For the copy, please give all of the data again exactly and leave the pictures out.
□ □ □
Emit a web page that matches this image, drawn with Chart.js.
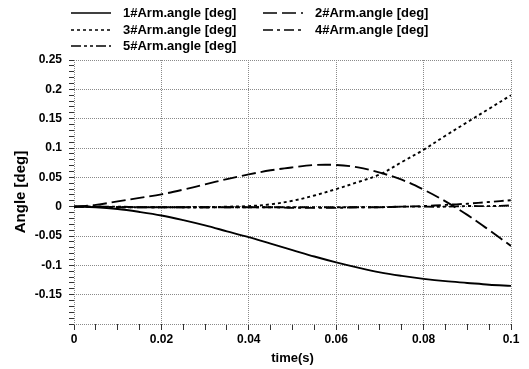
<!DOCTYPE html>
<html>
<head>
<meta charset="utf-8">
<script src="https://cdn.jsdelivr.net/npm/chart.js@4/dist/chart.umd.min.js"></script>
<style>
html,body{margin:0;padding:0;background:#fff;}
#wrap{width:529px;height:369px;position:relative;}
</style>
</head>
<body>
<div id="wrap"><canvas id="c" width="529" height="369"></canvas></div>
<script>
const seriesNames = ["1#Arm.angle [deg]","2#Arm.angle [deg]","3#Arm.angle [deg]","4#Arm.angle [deg]","5#Arm.angle [deg]"];
const time = [0,0.005,0.01,0.015,0.02,0.025,0.03,0.035,0.04,0.045,0.05,0.055,0.06,0.065,0.07,0.075,0.08,0.085,0.09,0.095,0.1];
const arm1 = [0,-0.001,-0.004,-0.009,-0.015,-0.023,-0.032,-0.042,-0.052,-0.063,-0.074,-0.085,-0.095,-0.104,-0.112,-0.118,-0.123,-0.127,-0.130,-0.133,-0.135];
const arm2 = [0,0.003,0.009,0.015,0.021,0.029,0.038,0.047,0.055,0.062,0.067,0.071,0.071,0.067,0.058,0.046,0.029,0.009,-0.014,-0.040,-0.067];
const arm3 = [0,0,-0.001,-0.001,-0.001,-0.001,-0.001,0,0.001,0.004,0.010,0.019,0.030,0.042,0.055,0.076,0.097,0.121,0.144,0.167,0.190];
const arm4 = [0,0,-0.001,-0.001,-0.001,-0.001,-0.001,-0.001,-0.001,-0.001,-0.002,-0.002,-0.002,-0.001,-0.001,0,0.001,0.003,0.005,0.008,0.011];
const arm5 = [0,0,0,-0.001,-0.001,-0.001,-0.001,-0.001,-0.001,-0.001,-0.001,-0.001,-0.001,-0.001,-0.001,0,0,0,0.001,0.001,0.002];
const yTickLabels = ["0.25","0.2","0.15","0.1","0.05","0","-0.05","-0.1","-0.15"];
const xTickLabels = ["0","0.02","0.04","0.06","0.08","0.1"];

const dashes = [[], [14,5], [3,3], [10,4,3,4], [10,3,3,3,3,3]];
const allSeries = [arm1, arm2, arm3, arm4, arm5];

const datasets = allSeries.map((s, k) => ({
  label: seriesNames[k],
  data: time.map((t, i) => ({x: t, y: s[i]})),
  borderColor: '#000',
  borderWidth: 1.9,
  borderDash: dashes[k],
  pointRadius: 0,
  tension: 0.35,
  fill: false
}));

const FONT = "'Liberation Sans', Arial, sans-serif";

function near(v, step){ return Math.abs(Math.round(v/step)*step - v) < 1e-9; }
function fmt(v, dec){ let r = Math.round(v*Math.pow(10,dec))/Math.pow(10,dec); if (Object.is(r,-0)) r = 0; return String(r); }

const legendPlugin = {
  id: 'customLegend',
  afterDraw(chart) {
    const ctx = chart.ctx;
    const pos = [[71,13],[263,13],[71,30],[263,30],[71,46]];
    ctx.save();
    ctx.font = "bold 13px " + FONT;
    ctx.textBaseline = 'middle';
    ctx.fillStyle = '#000';
    chart.data.datasets.forEach((ds, k) => {
      const [x, y] = pos[k];
      ctx.beginPath();
      ctx.setLineDash(ds.borderDash || []);
      ctx.lineWidth = 1.6;
      ctx.strokeStyle = '#000';
      ctx.moveTo(x, y);
      ctx.lineTo(x + 40, y);
      ctx.stroke();
      ctx.setLineDash([]);
      ctx.fillText(ds.label, x + 52, y);
    });
    ctx.restore();
  }
};

new Chart(document.getElementById('c'), {
  type: 'line',
  data: { datasets },
  plugins: [legendPlugin],
  options: {
    responsive: false,
    animation: false,
    layout: { padding: { top: 60, right: 18, left: 2, bottom: 3 } },
    plugins: { legend: { display: false }, tooltip: { enabled: false } },
    scales: {
      x: {
        type: 'linear',
        min: 0, max: 0.1,
        afterFit: (s) => { s.height = 42; },
        ticks: {
          stepSize: 0.005,
          autoSkip: false,
          maxRotation: 0,
          color: '#000',
          font: { family: FONT, size: 12, weight: 'bold' },
          padding: 2,
          callback: (v) => {
            if (!near(v, 0.02)) return '';
            const s = fmt(v, 3);
            return xTickLabels.includes(s) ? s : '';
          }
        },
        grid: {
          color: (c) => (c.tick && near(c.tick.value, 0.02)) ? '#8a8a8a' : 'rgba(0,0,0,0)',
          lineWidth: 1,
          tickColor: '#333',
          tickLength: 6,
          drawTicks: true
        },
        border: { display: false, dash: [1,1] },
        title: { display: true, text: 'time(s)', color: '#000', font: { family: FONT, size: 13, weight: 'bold' }, padding: { top: 0, bottom: 0 } }
      },
      y: {
        type: 'linear',
        min: -0.2, max: 0.25,
        afterFit: (s) => { s.width = 72; },
        ticks: {
          stepSize: 0.01,
          autoSkip: false,
          color: '#000',
          font: { family: FONT, size: 12, weight: 'bold' },
          padding: 7,
          callback: (v) => {
            if (!near(v, 0.05)) return '';
            const s = fmt(v, 2);
            return yTickLabels.includes(s) ? s : '';
          }
        },
        grid: {
          color: (c) => (c.tick && near(c.tick.value, 0.05)) ? '#8a8a8a' : 'rgba(0,0,0,0)',
          lineWidth: 1,
          tickColor: '#333',
          tickLength: 5,
          drawTicks: true
        },
        border: { display: false, dash: [1,1] },
        title: { display: true, text: 'Angle [deg]', color: '#000', font: { family: FONT, size: 15, weight: 'bold' }, padding: { top: 10, bottom: 0 } }
      }
    }
  }
});
</script>
</body>
</html>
□ □ □
RESULT FOR THIS TASK »
Emit a web page that matches this image, drawn with Chart.js.
<!DOCTYPE html>
<html>
<head>
<meta charset="utf-8">
<script src="https://cdn.jsdelivr.net/npm/chart.js@4/dist/chart.umd.min.js"></script>
<style>
html,body{margin:0;padding:0;background:#fff;}
#wrap{width:529px;height:369px;position:relative;}
</style>
</head>
<body>
<div id="wrap"><canvas id="c" width="529" height="369"></canvas></div>
<script>
const seriesNames = ["1#Arm.angle [deg]","2#Arm.angle [deg]","3#Arm.angle [deg]","4#Arm.angle [deg]","5#Arm.angle [deg]"];
const time = [0,0.005,0.01,0.015,0.02,0.025,0.03,0.035,0.04,0.045,0.05,0.055,0.06,0.065,0.07,0.075,0.08,0.085,0.09,0.095,0.1];
const arm1 = [0,-0.001,-0.004,-0.009,-0.015,-0.023,-0.032,-0.042,-0.052,-0.063,-0.074,-0.085,-0.095,-0.104,-0.112,-0.118,-0.123,-0.127,-0.130,-0.133,-0.135];
const arm2 = [0,0.003,0.009,0.015,0.021,0.029,0.038,0.047,0.055,0.062,0.067,0.071,0.071,0.067,0.058,0.046,0.029,0.009,-0.014,-0.040,-0.067];
const arm3 = [0,0,-0.001,-0.001,-0.001,-0.001,-0.001,0,0.001,0.004,0.010,0.019,0.030,0.042,0.055,0.076,0.097,0.121,0.144,0.167,0.190];
const arm4 = [0,0,-0.001,-0.001,-0.001,-0.001,-0.001,-0.001,-0.001,-0.001,-0.002,-0.002,-0.002,-0.001,-0.001,0,0.001,0.003,0.005,0.008,0.011];
const arm5 = [0,0,0,-0.001,-0.001,-0.001,-0.001,-0.001,-0.001,-0.001,-0.001,-0.001,-0.001,-0.001,-0.001,0,0,0,0.001,0.001,0.002];
const yTickLabels = ["0.25","0.2","0.15","0.1","0.05","0","-0.05","-0.1","-0.15"];
const xTickLabels = ["0","0.02","0.04","0.06","0.08","0.1"];

const dashes = [[], [14,5], [3,3], [10,4,3,4], [10,3,3,3,3,3]];
const allSeries = [arm1, arm2, arm3, arm4, arm5];

const datasets = allSeries.map((s, k) => ({
  label: seriesNames[k],
  data: time.map((t, i) => ({x: t, y: s[i]})),
  borderColor: '#000',
  borderWidth: 1.9,
  borderDash: dashes[k],
  pointRadius: 0,
  tension: 0.35,
  fill: false
}));

const FONT = "'Liberation Sans', Arial, sans-serif";

function near(v, step){ return Math.abs(Math.round(v/step)*step - v) < 1e-9; }
function fmt(v, dec){ let r = Math.round(v*Math.pow(10,dec))/Math.pow(10,dec); if (Object.is(r,-0)) r = 0; return String(r); }

const legendPlugin = {
  id: 'customLegend',
  afterDraw(chart) {
    const ctx = chart.ctx;
    const pos = [[71,13],[263,13],[71,30],[263,30],[71,46]];
    ctx.save();
    ctx.font = "bold 13px " + FONT;
    ctx.textBaseline = 'middle';
    ctx.fillStyle = '#000';
    chart.data.datasets.forEach((ds, k) => {
      const [x, y] = pos[k];
      ctx.beginPath();
      ctx.setLineDash(ds.borderDash || []);
      ctx.lineWidth = 1.6;
      ctx.strokeStyle = '#000';
      ctx.moveTo(x, y);
      ctx.lineTo(x + 40, y);
      ctx.stroke();
      ctx.setLineDash([]);
      ctx.fillText(ds.label, x + 52, y);
    });
    ctx.restore();
  }
};

new Chart(document.getElementById('c'), {
  type: 'line',
  data: { datasets },
  plugins: [legendPlugin],
  options: {
    responsive: false,
    animation: false,
    layout: { padding: { top: 60, right: 18, left: 2, bottom: 3 } },
    plugins: { legend: { display: false }, tooltip: { enabled: false } },
    scales: {
      x: {
        type: 'linear',
        min: 0, max: 0.1,
        afterFit: (s) => { s.height = 42; },
        ticks: {
          stepSize: 0.005,
          autoSkip: false,
          maxRotation: 0,
          color: '#000',
          font: { family: FONT, size: 12, weight: 'bold' },
          padding: 2,
          callback: (v) => {
            if (!near(v, 0.02)) return '';
            const s = fmt(v, 3);
            return xTickLabels.includes(s) ? s : '';
          }
        },
        grid: {
          color: (c) => (c.tick && near(c.tick.value, 0.02)) ? '#8a8a8a' : 'rgba(0,0,0,0)',
          lineWidth: 1,
          tickColor: '#333',
          tickLength: 6,
          drawTicks: true
        },
        border: { display: false, dash: [1,1] },
        title: { display: true, text: 'time(s)', color: '#000', font: { family: FONT, size: 13, weight: 'bold' }, padding: { top: 0, bottom: 0 } }
      },
      y: {
        type: 'linear',
        min: -0.2, max: 0.25,
        afterFit: (s) => { s.width = 72; },
        ticks: {
          stepSize: 0.01,
          autoSkip: false,
          color: '#000',
          font: { family: FONT, size: 12, weight: 'bold' },
          padding: 7,
          callback: (v) => {
            if (!near(v, 0.05)) return '';
            const s = fmt(v, 2);
            return yTickLabels.includes(s) ? s : '';
          }
        },
        grid: {
          color: (c) => (c.tick && near(c.tick.value, 0.05)) ? '#8a8a8a' : 'rgba(0,0,0,0)',
          lineWidth: 1,
          tickColor: '#333',
          tickLength: 5,
          drawTicks: true
        },
        border: { display: false, dash: [1,1] },
        title: { display: true, text: 'Angle [deg]', color: '#000', font: { family: FONT, size: 15, weight: 'bold' }, padding: { top: 10, bottom: 0 } }
      }
    }
  }
});
</script>
</body>
</html>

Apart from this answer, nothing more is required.